20 Mar
  • By Amy Roll
  • Cause in

Demonstrating the impact of PHE to the Ugandan Government

Conservation Through Public Health (CTPH) is a Ugandan-based non-profit and nongovernmental organization (NGO) that promotes biodiversity conservation by enabling people, wildlife and livestock to coexist through improving their health and livelihoods in and around Africa’s protected areas. CTPH was founded in 2003 and since 2007 have been implementing the Village Health and Conservation Team (VHCT) model, an integrated population, health and environment (PHE) approach, in communities bordering Bwindi Impenetrable National Park in southwestern Uganda.

In March 2017, CTPH invited technical staff from the National Population Council Secretariat (NPCS), Ministry of East African Community Affairs (MEACA) and Ministry of Water and Environment (MOWE) on a study tour to see CTPH PHE programs in action. CTPH, government partners and other stakeholders are all members of the Uganda National PHE Network, or NAPHENET, which aims to improve sustainable management of natural resources, create resilient ecosystems, provide sustainable livelihoods and realize a health population. The CTPH approach is considered a best practice PHE model in Uganda and the trip was an opportunity to share with the Ugandan government representatives some best practices and lessons learned while discussing challenges to inform the National PHE Strategic Plan for Uganda.

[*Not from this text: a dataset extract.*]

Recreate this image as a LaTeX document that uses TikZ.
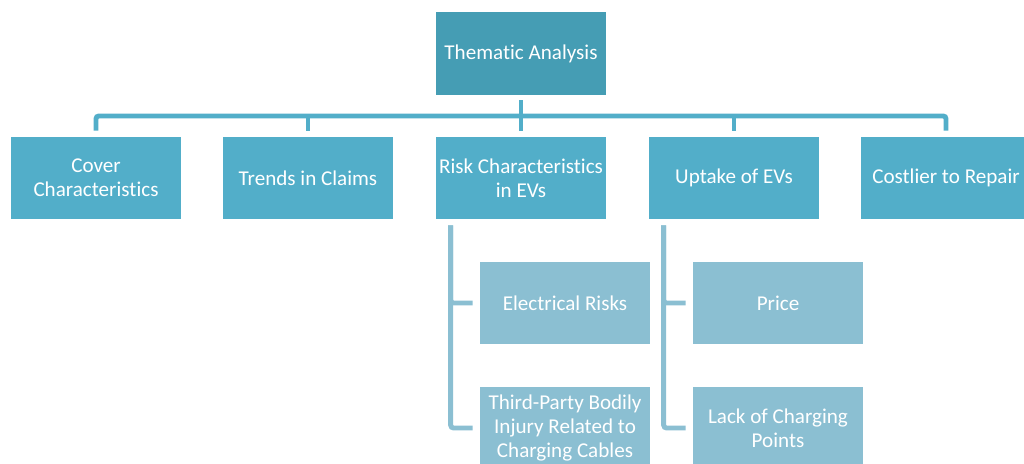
\documentclass[tikz,border=0pt]{standalone}
\usepackage{fontspec}
\setmainfont[Ligatures=NoCommon]{Carlito}
\usetikzlibrary{positioning}
\usetikzlibrary{calc}
\definecolor{topteal}{HTML}{459DB4}
\definecolor{mainteal}{HTML}{52AEC9}
\definecolor{subteal}{HTML}{8BBFD2}
\tikzstyle{topbox}=[rectangle,fill=topteal,text=white,minimum width=4.25cm,minimum height=2.075cm,inner sep=2pt,align=center,font=\fontsize{15}{17}\selectfont]
\tikzstyle{mainbox}=[rectangle,fill=mainteal,text=white,minimum width=4.25cm,minimum height=2.05cm,inner sep=2pt,align=center,font=\fontsize{15}{17}\selectfont]
\tikzstyle{subbox}=[rectangle,fill=subteal,text=white,minimum width=4.25cm,minimum height=2.05cm,inner sep=2pt,align=center,font=\fontsize{15}{17}\selectfont]
\tikzstyle{mainline} = [draw=mainteal,line width=3.5pt,rounded corners=2pt]
\tikzstyle{subline} = [draw=subteal,line width=3.5pt,rounded corners=2pt]

\begin{document}
\begin{tikzpicture}[x=0.025cm,y=-0.025cm]
    \useasboundingbox (0,0) rectangle (1024,464);
    % Top of the tree
    \node[topbox] (thematic) at (521,53.5) {Thematic Analysis};

    % First level of themes
    \foreach \pos/\name/\label in {{(96,178)/cover/{Cover\\Characteristics}}, {(308,178)/trends/{Trends in Claims}},
            {(521,178)/risk/{Risk Characteristics\\in EVs}}, {(734,178)/uptake/{Uptake of EVs}}, {(946,178)/repair/{Costlier to Repair}}}
            \node[mainbox] (\name) at \pos {\label};

    % Sub-themes
    \foreach \pos/\name/\label in {{(565,303)/elec/{Electrical Risks}}, {(565,428)/injury/{Third-Party Bodily\\Injury Related to\\Charging Cables}},
            {(778,303)/price/{Price}}, {(778,428)/points/{Lack of Charging\\Points}}}
            \node[subbox] (\name) at \pos {\label};

    % Connect the first level to the top
    \coordinate (bar) at (521,116);
    \draw[mainline] ($(thematic.south)+(0,5)$) -- ($(risk.north)+(0,-6)$);
    \draw[mainline] ($(cover.north)+(0,-6)$) |- (bar) -| ($(repair.north)+(0,-6)$);
    \foreach \name in {trends, uptake}
        \draw[mainline] ($(\name.north)+(0,-6)$) -- (\name.north |- bar);

    % Connect the sub-themes
    \foreach \source/\dest in {risk/elec, risk/injury, uptake/price, uptake/points}
        \draw[subline] ($(\source.south west)+(15,6)$) |- ($(\dest.west)+(-7,0)$);

\end{tikzpicture}
\end{document}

Visitors and CTPH staff pose for a group photo outside UWA offices in Bwindi

Overall the representatives were impressed with CTPH’s work, which has achieved many accomplishments in the past 10 years to improve conservation and health for people, the endangered mountain gorillas and other wildlife at an important biodiversity hotspot with high human population densities. The teams agreed to collaborate on monitoring and evaluation and share indicators to track the impact of PHE programs. The group also advised CTPH to adapt the program to address climate change through adaptation and mitigation activities as this is a priority for the Ugandan government.

The team visited the Uganda Wildlife Authority (UWA) Bwindi Impenetrable National Park offices where they met with Mr. Chemonges Mongea, the Senior Warden of Tourism. CTPH and UWA have successfully implemented joint conservation activities including community conservation education and gorilla health monitoring through faecal sample collection to test for zoonotic diseases that may threaten the gorillas and people. The CTPH and UWA collaboration has resulted in more people in the surrounding communities trained in health and how to live in harmony and balance with the mountain gorillas and the national park. The message was clear: civil society and government partnerships work and are essential to NAPHENET strategy.

Visitors meet with Mr. Chemonges Mongea, the Senior Warden of Tourism.

The team then travelled to meet with Sam Rugaba, the VHCT chairperson of Bujengwe Parish. Sam is one of CTPH’s longest serving VHCTs who oversees 15 VHCTs serving 11 villages in the Parish. Since the program, Sam has seen an increase of family planning users from 20% to 75%. He also spoke highly of the sustainability programs of the CTPH model, where VHCTs are given an income generating project such as livestock and invest their money into VHCT Village Savings and Loan Associations (VSLAs). Because of these activities, Sam has been able to maintain his commitment as a VHCT despite there being no salary. The VHCT model to improve community attitudes towards family planning and conservation is both effective and sustainable.

VHCT Chair of Bujengwe Parish, Sam Rugaba, speaks with the visitors from NPCS, MEACA, MOWE and CTPH.

On the second day of the tour, the group set off to track the famous mountain gorillas of Bwindi Impenetrable National Park. The first encounter with the gorillas left the group with a feeling of excitement and awe. Before the trip they did not know that humans and gorillas share 98% of their DNA genetic material, nor did they know how easily diseases can be transmitted between the two groups. Spending an hour with the gorillas reinforced that protecting biodiverse conservation areas requires good stewardship and action from the grassroots to the highest levels of government.

The group tracked Rushegura Gorilla Family in Bwindi

The successful study tour renewed commitments to collaborate between implementers and policymakers. CTPH is a valuable partner of NPCS, MEACA, MOWE and other NAPHENET partners and together PHE best practices are being shared to scale up this innovative and sustainable approach to development around the country.